-- DATA ENTRIES start --
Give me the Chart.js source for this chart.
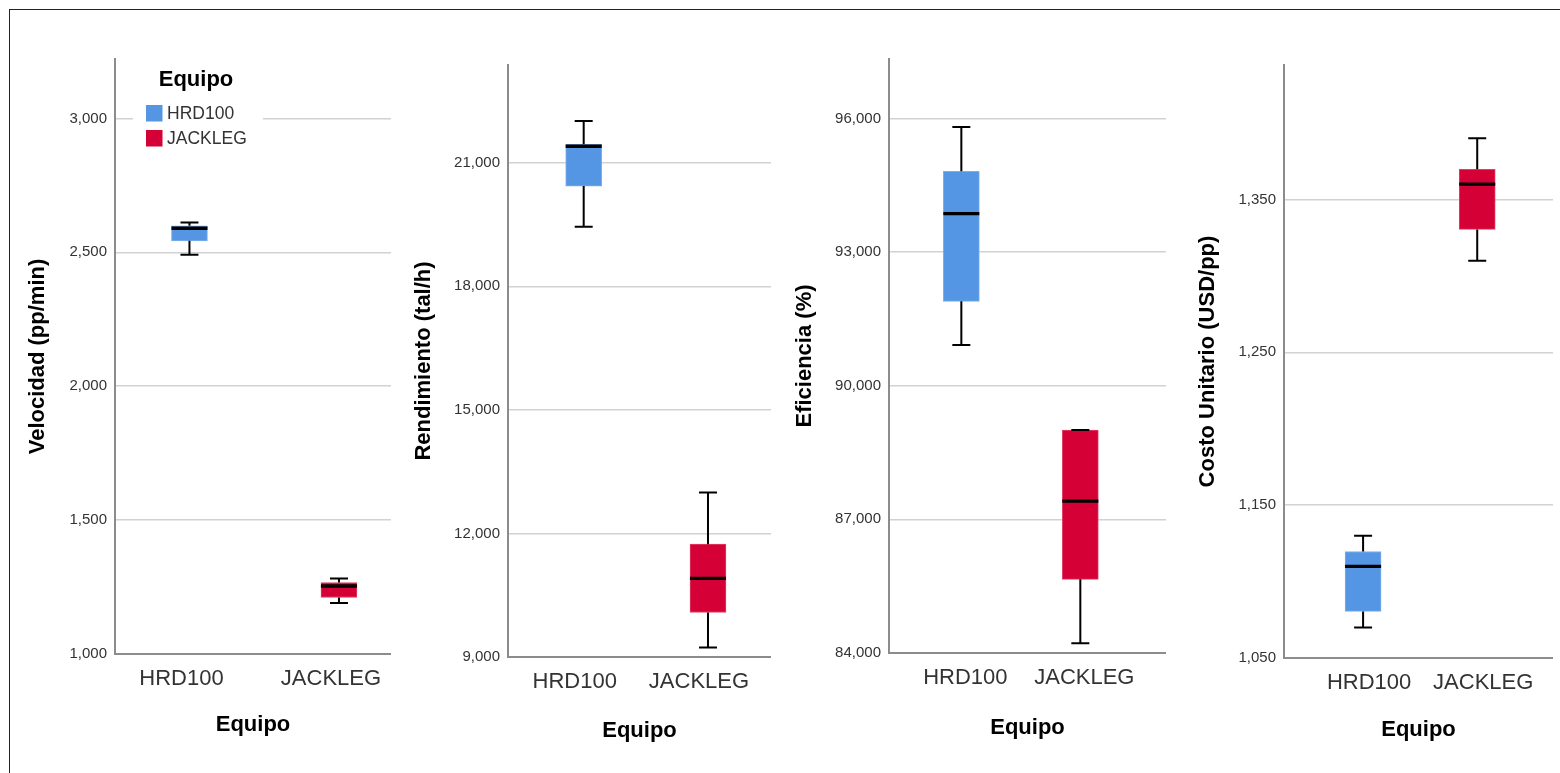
-- DATA ENTRIES end --
-- DATA ENTRIES start --
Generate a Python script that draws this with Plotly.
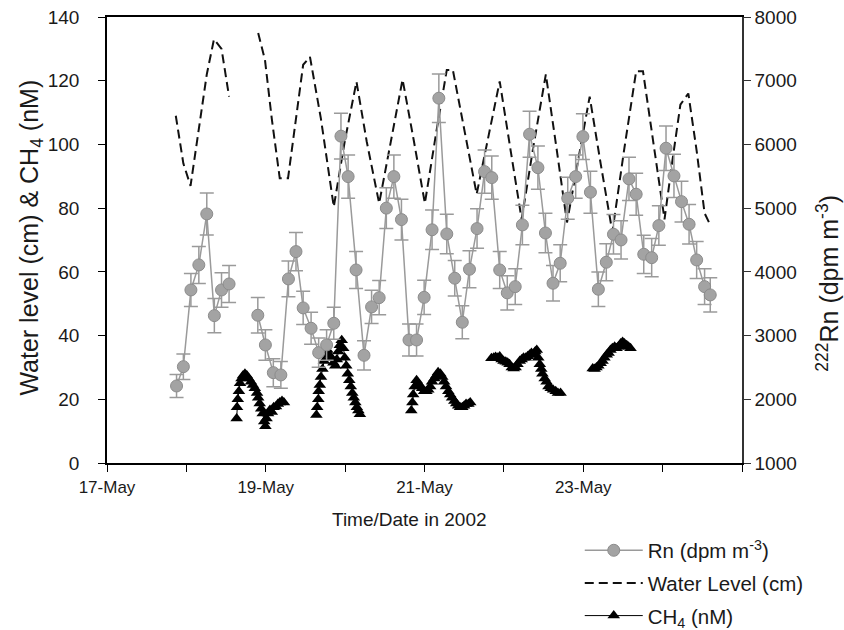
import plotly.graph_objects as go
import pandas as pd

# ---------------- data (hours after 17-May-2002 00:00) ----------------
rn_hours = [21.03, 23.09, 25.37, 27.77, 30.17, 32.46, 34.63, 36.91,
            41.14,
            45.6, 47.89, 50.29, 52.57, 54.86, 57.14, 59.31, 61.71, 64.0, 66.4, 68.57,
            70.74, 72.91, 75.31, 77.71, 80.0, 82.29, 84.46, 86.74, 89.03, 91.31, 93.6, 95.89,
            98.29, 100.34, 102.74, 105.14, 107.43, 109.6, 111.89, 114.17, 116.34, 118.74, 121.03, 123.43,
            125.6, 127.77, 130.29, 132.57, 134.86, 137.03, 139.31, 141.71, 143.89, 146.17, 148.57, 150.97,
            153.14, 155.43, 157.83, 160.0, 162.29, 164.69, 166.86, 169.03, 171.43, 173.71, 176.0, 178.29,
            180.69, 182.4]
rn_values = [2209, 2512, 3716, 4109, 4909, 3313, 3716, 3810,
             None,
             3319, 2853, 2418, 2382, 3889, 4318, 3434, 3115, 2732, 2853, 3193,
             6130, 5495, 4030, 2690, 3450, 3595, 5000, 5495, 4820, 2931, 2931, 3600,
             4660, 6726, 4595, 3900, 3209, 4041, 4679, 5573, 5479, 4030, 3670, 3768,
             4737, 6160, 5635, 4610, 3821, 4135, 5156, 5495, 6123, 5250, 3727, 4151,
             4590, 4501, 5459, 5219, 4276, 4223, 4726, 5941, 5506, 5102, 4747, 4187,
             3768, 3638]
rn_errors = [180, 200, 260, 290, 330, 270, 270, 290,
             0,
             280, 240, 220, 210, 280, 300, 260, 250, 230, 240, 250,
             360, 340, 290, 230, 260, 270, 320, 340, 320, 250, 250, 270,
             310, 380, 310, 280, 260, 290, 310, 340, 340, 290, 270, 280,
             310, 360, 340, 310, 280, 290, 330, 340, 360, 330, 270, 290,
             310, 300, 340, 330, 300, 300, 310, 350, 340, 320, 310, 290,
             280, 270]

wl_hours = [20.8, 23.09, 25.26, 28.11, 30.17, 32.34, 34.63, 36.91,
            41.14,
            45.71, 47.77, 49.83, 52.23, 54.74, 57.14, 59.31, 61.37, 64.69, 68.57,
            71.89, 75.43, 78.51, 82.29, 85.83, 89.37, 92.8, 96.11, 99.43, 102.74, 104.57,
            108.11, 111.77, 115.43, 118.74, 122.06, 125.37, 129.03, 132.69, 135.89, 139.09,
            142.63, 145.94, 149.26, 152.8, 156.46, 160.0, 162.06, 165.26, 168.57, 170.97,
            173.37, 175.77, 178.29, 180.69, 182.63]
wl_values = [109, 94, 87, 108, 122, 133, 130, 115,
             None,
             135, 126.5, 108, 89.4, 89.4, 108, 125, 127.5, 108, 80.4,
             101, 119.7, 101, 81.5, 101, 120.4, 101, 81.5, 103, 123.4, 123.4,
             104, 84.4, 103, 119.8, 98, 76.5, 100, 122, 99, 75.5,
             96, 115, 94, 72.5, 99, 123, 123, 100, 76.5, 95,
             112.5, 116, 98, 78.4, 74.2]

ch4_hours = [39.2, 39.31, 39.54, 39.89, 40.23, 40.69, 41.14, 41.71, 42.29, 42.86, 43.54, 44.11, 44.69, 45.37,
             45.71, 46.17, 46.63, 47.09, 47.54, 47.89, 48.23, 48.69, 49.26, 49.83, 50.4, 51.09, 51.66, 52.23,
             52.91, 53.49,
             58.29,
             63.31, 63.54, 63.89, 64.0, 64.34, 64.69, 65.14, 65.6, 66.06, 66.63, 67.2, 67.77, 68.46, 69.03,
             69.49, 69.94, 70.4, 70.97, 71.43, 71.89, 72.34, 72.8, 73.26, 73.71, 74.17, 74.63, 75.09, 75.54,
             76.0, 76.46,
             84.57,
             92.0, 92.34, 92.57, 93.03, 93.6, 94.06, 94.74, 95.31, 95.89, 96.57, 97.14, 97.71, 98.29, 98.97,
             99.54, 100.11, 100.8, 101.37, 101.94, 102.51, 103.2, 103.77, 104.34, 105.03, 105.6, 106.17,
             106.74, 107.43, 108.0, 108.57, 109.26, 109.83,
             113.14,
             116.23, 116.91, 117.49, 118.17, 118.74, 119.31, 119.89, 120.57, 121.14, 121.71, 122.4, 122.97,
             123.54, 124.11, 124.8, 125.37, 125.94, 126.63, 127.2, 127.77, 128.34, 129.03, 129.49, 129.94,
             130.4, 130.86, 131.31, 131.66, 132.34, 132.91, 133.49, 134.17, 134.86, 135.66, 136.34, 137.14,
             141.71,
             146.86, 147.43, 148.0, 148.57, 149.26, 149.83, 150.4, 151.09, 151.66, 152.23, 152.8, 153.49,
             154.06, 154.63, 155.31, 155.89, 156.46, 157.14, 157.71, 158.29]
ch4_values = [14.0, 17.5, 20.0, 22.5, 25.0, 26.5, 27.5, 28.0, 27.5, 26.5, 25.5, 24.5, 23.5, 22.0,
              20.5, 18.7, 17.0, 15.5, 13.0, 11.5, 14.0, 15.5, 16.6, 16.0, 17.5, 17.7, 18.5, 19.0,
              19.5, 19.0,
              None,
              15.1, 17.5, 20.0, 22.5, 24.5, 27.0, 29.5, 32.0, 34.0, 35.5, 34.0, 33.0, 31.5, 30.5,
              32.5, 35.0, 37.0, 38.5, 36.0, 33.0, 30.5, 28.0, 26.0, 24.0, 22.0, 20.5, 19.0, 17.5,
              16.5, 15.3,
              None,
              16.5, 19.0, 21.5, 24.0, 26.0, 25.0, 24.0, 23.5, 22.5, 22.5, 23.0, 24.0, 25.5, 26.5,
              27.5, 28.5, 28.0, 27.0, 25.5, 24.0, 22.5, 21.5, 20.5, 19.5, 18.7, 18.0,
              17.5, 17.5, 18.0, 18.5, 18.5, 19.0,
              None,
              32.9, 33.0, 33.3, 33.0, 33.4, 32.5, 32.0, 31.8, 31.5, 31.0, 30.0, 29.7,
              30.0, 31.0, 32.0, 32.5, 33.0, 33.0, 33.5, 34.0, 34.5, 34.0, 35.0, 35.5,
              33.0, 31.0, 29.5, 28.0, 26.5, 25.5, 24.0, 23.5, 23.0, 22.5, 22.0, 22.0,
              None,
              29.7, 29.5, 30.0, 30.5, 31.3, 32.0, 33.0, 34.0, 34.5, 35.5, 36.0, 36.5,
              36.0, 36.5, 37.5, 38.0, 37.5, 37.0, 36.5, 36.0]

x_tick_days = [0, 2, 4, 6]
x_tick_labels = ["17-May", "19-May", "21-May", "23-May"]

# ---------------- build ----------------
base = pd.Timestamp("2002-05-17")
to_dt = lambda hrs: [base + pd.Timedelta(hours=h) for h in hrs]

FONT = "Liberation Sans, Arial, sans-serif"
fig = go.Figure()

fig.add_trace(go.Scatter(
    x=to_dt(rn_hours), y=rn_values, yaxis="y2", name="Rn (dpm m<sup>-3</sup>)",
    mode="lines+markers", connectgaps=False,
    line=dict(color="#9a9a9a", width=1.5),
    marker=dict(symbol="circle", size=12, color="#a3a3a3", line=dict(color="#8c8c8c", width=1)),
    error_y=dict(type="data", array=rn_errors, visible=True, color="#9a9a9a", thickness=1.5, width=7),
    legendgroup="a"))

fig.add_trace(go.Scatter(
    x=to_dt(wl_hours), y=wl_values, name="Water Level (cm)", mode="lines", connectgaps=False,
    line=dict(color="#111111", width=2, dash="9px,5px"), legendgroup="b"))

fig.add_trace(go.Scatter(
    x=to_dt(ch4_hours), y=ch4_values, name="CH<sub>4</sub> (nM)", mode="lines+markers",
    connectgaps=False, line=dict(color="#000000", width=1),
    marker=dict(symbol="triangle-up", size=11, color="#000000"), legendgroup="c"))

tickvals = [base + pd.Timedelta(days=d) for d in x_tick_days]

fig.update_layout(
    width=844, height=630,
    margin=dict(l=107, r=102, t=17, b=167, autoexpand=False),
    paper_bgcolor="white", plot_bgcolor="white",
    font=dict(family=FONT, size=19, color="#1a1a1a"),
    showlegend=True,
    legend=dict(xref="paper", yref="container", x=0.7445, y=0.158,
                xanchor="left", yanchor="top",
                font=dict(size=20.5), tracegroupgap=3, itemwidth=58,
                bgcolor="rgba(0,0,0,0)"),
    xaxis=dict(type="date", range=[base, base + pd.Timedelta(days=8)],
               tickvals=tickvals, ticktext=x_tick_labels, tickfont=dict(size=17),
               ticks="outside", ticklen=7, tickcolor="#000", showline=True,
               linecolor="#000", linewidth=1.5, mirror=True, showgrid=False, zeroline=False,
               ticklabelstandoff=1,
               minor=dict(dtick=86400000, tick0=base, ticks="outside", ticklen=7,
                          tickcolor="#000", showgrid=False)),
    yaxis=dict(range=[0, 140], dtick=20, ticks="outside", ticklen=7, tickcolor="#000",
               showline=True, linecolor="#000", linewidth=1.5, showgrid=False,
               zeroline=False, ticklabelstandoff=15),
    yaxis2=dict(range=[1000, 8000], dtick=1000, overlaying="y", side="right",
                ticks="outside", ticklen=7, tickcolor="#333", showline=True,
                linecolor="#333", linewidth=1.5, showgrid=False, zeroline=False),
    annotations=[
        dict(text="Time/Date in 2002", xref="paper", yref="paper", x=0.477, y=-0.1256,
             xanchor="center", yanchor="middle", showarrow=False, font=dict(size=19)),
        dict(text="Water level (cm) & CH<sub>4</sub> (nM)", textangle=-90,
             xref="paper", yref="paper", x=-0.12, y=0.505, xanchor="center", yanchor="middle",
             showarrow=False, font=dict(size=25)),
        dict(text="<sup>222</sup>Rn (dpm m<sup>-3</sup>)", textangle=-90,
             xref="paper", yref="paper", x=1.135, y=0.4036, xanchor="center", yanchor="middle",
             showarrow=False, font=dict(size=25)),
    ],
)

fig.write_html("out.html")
-- DATA ENTRIES end --
-- DATA ENTRIES start --
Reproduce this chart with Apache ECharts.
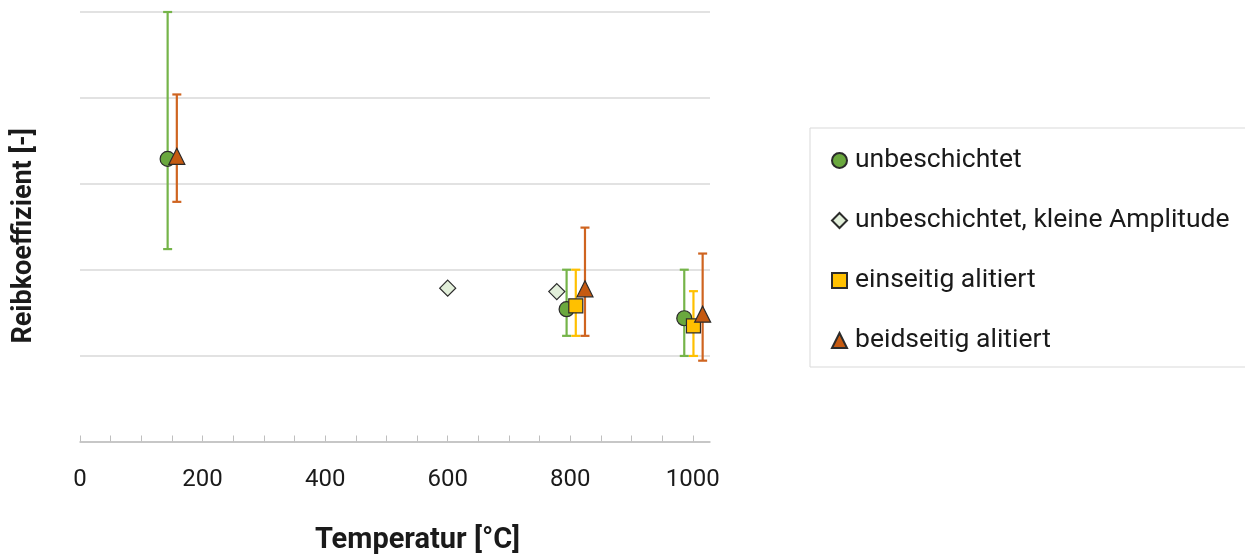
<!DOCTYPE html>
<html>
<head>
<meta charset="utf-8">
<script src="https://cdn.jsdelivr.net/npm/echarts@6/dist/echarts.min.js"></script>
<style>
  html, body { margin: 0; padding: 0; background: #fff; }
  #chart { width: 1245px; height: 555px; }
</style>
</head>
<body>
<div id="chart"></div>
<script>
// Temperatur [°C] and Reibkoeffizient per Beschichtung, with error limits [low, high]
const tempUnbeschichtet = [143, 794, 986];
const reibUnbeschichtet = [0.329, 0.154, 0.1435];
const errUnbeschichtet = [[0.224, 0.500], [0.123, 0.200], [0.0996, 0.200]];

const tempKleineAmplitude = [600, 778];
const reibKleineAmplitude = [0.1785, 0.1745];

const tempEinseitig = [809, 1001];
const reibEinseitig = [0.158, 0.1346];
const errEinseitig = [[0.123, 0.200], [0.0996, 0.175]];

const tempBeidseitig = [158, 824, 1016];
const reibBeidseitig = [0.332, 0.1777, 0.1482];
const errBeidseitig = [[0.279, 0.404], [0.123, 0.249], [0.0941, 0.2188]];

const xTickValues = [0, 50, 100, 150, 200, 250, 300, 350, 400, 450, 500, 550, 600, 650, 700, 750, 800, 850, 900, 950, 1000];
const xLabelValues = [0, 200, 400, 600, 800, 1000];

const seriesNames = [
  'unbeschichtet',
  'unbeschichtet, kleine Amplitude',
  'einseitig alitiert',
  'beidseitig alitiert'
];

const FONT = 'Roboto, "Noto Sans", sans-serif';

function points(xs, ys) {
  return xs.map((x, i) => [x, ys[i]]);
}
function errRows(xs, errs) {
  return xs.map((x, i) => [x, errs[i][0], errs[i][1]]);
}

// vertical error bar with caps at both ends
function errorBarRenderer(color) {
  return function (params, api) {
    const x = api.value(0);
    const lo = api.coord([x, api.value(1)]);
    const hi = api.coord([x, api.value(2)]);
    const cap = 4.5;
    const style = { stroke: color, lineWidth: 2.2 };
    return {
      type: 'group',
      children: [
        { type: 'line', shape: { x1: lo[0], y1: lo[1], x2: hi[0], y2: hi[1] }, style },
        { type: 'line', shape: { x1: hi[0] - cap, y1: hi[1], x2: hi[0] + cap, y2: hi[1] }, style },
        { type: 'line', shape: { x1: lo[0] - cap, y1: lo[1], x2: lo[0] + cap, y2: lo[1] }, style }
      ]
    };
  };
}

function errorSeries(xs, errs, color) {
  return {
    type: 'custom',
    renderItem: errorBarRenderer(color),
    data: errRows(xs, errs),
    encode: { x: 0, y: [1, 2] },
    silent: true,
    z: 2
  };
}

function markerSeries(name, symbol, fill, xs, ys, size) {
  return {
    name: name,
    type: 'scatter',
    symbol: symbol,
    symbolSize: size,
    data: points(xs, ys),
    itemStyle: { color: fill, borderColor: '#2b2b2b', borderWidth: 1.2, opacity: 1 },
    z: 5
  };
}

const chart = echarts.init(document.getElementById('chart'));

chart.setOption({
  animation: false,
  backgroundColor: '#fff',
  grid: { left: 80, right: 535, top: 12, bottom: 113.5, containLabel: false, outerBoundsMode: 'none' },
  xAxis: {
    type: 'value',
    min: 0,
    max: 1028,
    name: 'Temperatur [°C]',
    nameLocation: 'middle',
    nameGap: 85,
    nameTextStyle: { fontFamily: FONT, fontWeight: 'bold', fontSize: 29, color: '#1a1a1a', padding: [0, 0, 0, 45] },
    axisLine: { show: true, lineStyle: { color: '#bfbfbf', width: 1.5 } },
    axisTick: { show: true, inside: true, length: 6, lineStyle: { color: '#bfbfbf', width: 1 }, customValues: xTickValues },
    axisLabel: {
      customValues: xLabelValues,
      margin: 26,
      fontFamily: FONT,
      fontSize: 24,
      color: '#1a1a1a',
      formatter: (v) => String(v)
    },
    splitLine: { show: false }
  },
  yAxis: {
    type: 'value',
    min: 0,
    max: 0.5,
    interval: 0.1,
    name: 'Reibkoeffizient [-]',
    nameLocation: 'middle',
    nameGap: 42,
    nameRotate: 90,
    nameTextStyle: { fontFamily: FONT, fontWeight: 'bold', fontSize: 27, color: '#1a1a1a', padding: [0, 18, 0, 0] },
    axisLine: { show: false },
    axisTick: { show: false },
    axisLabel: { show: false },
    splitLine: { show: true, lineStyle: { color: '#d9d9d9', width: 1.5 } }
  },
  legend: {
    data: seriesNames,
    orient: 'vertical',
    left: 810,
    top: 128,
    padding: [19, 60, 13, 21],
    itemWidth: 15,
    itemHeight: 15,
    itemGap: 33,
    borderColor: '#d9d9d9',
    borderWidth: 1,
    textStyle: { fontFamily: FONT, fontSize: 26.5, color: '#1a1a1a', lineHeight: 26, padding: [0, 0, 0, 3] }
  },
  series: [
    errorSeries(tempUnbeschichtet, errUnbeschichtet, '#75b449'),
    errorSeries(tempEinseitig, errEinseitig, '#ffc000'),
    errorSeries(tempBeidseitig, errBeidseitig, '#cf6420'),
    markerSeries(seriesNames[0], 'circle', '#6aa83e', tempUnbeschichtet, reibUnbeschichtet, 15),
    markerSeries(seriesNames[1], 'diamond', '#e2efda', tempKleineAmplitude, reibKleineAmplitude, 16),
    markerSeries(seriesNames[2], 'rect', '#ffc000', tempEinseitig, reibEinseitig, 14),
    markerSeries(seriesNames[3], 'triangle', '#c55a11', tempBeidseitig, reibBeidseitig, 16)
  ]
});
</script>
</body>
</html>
-- DATA ENTRIES end --
§ SET TASK: Select the lines that carry the string "script" and copy them.

§ OUTPUT BELOW:
Generate a Python script that draws this with Plotly.
<script src="https://cdn.jsdelivr.net/npm/echarts@6/dist/echarts.min.js"></script>
<script>
</script>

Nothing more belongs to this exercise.